Direct Tax Code bill offers big savings to taxpayers

Implementation of the proposals deferred by a year

 According to quick calculations under the new tax structure as proposed in the DTC bill those earning between Rs 2 lakh and Rs 5 lakh per annum will get tax benefit of Rs 7,660, tax burden will be reduced by Rs 21,540 for those earning between Rs 5 lakh and Rs 10 lakh. Those earning more than Rs 10 lakh a year are likely to get a huge tax benefit of Rs 41,040 under the new tax system. However, the benefits would have been much more had the government retained the tax slabs proposed in the original DTC initiated in August 2009.  The DTC bill, proposes to raise the exemption limit on Income Tax from the current Rs 1.6 lakh to Rs 2 lakh and seeks to  widen tax slabs to levy 10 per cent rate on income between Rs 2 lakh and 5 lakh, 20 per cent on Rs 5-10 lakh and 30 per cent above Rs 10 lakh.

For senior citizens the tax exemption limit will be raised to Rs 2.5 lakh from Rs 2.40 lakh. For women Income Tax payee the DTC has not brought any cheer as it proposes to treat the fairer sex with their male counterpart on equal footing as far as exemption limit is concerned.  The proposed tax slabs under the bill are much lower than originally suggested in the first draft of DTC — 10 per cent for Rs 1.6 lakh to Rs 10 lakh, 20 per cent from Rs 10-25 lakh and 30 per cent for income above Rs 30 lakh. However, what surprised everyone is the postponement of the DTC Bill implementation by an year from April 1, 2012. “The DTC will become effective after approval by Parliament from April 1, 2012.

The first return of income under its provisions will be filed after March 31, 2012,” Revenue Secretary Sunil Mitra clarified. He was of the view that people need time to understand the nuances of the new Bill, hence the postponement.  It has proposed to enhance the tax incentives for individuals from the existing Rs 1 lakh to Rs 1.5 lakh. The deduction for individuals on account of tax incentives will be up to Rs 1 lakh for approved long term savings like PF, Superannuation Fund, Gratuity Fund and Pension Fund. Apart from this there will be tax incentives up to Rs 50,000 for expenditure on tuition fees of children, pure life insurance premia and health insurance payment.

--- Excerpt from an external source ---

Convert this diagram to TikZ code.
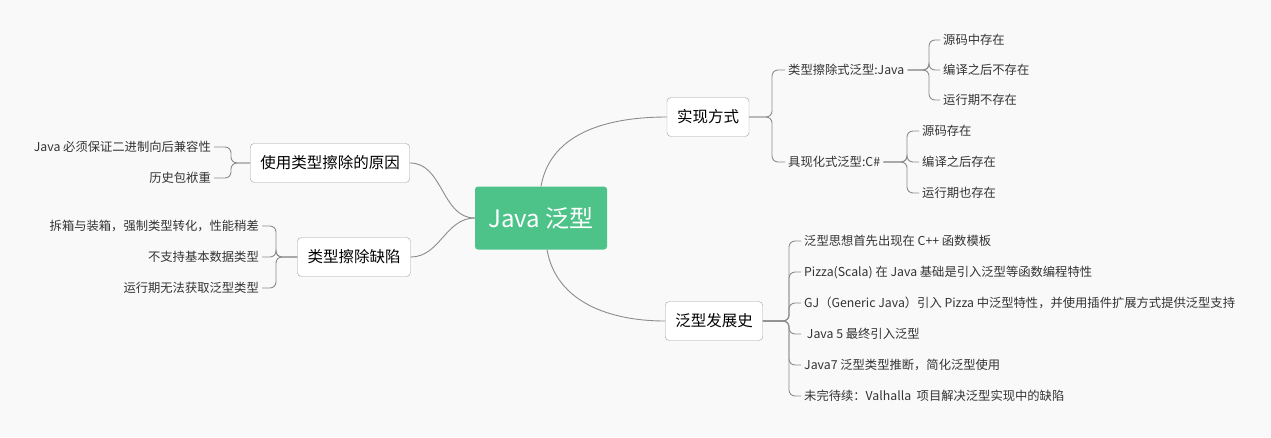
\documentclass[tikz,border=0pt]{standalone}
\usepackage{fontspec}
\setmainfont{Noto Sans CJK SC}
\usetikzlibrary{positioning}
\definecolor{rootgreen}{HTML}{4DC38A}
\definecolor{linegray}{HTML}{8C8C8C}
\definecolor{bggray}{HTML}{F9F9F9}
\tikzset{
  rootbox/.style={rectangle, rounded corners=3pt, fill=rootgreen, text=white,
    font=\fontsize{24}{28}\selectfont, minimum width=132pt, minimum height=63pt},
  topicbox/.style={rectangle, rounded corners=4pt, draw=linegray!80, fill=white,
    font=\fontsize{15.5}{18}\selectfont, minimum height=39pt, inner xsep=10pt},
  leaf/.style={font=\fontsize{12.3}{14}\selectfont, text=black!80, inner sep=3pt},
  wire/.style={draw=linegray, line width=0.9pt},
  brace/.style={wire, rounded corners=6pt}
}
\begin{document}
\begin{tikzpicture}[x=1pt,y=-1pt]
  \fill[bggray] (0,0) rectangle (1271,437);
  \useasboundingbox (0,0) rectangle (1271,437);
  % Place nodes
  \node [rootbox] (root) at (541,218) {Java 泛型};
  \node [topicbox] (impl) at (708,117) {实现方式};
  \node [topicbox] (hist) at (714,321) {泛型发展史};
  \node [topicbox] (why) at (330,163) {使用类型擦除的原因};
  \node [topicbox] (flaw) at (354,257) {类型擦除缺陷};
  % right side leaves
  \node [leaf, anchor=west] (erase) at (785,70) {类型擦除式泛型:Java};
  \node [leaf, anchor=west] (reify) at (785,162) {具现化式泛型:C\#};
  \node [leaf, anchor=west] (e1) at (940,40) {源码中存在};
  \node [leaf, anchor=west] (e2) at (940,70) {编译之后不存在};
  \node [leaf, anchor=west] (e3) at (940,100) {运行期不存在};
  \node [leaf, anchor=west] (r1) at (919,131) {源码存在};
  \node [leaf, anchor=west] (r2) at (919,162) {编译之后存在};
  \node [leaf, anchor=west] (r3) at (919,193) {运行期也存在};
  \node [leaf, anchor=west] (h1) at (801,241) {泛型思想首先出现在 C++ 函数模板};
  \node [leaf, anchor=west] (h2) at (801,272) {Pizza(Scala) 在 Java 基础是引入泛型等函数编程特性};
  \node [leaf, anchor=west] (h3) at (801,303) {GJ（Generic Java）引入 Pizza 中泛型特性，并使用插件扩展方式提供泛型支持};
  \node [leaf, anchor=west] (h4) at (801,334) {~Java 5 最终引入泛型};
  \node [leaf, anchor=west] (h5) at (801,365) {Java7 泛型类型推断，简化泛型使用};
  \node [leaf, anchor=west] (h6) at (801,396) {未完待续：Valhalla~ 项目解决泛型实现中的缺陷};
  % left side leaves
  \node [leaf, anchor=east] (w1) at (214,147) {Java 必须保证二进制向后兼容性};
  \node [leaf, anchor=east] (w2) at (214,178) {历史包袱重};
  \node [leaf, anchor=east] (f1) at (262,226) {拆箱与装箱，强制类型转化，性能稍差};
  \node [leaf, anchor=east] (f2) at (262,257) {不支持基本数据类型};
  \node [leaf, anchor=east] (f3) at (262,288) {运行期无法获取泛型类型};
  % Draw edges
  \draw[wire] (root.north) to [out=80,in=180] (impl.west);
  \draw[wire] (root.south) ++(6,0) to [out=-80,in=180] (hist.west);
  \draw[wire] (root.west) to [out=180,in=0] (why.east);
  \draw[wire] (root.west) to [out=180,in=0] (flaw.east);
  \foreach \c in {erase,reify}
    \draw[brace] (impl.east) -- (772,117) |- (\c.west);
  \foreach \c in {e1,e2,e3}
    \draw[brace] (erase.east) -- (929,70) |- (\c.west);
  \foreach \c in {r1,r2,r3}
    \draw[brace] (reify.east) -- (907,162) |- (\c.west);
  \foreach \c in {h1,h2,h3,h4,h5,h6}
    \draw[brace] (hist.east) -- (789,321) |- (\c.west);
  \foreach \c in {w1,w2}
    \draw[brace] (why.west) -- (231,163) |- (\c.east);
  \foreach \c in {f1,f2,f3}
    \draw[brace] (flaw.west) -- (276,257) |- (\c.east);
\end{tikzpicture}
\end{document}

Besides, there will be separate deduction from taxable income for interest paid on education loan and for payment of expenses of disabled person or disabled dependent. Significantly, the bill has dropped the earlier proposals of taxing long term savings like GPF, Public Provident Fund and EPF at the time of withdrawal under the EET (Exempt-Exempt-Tax) mode.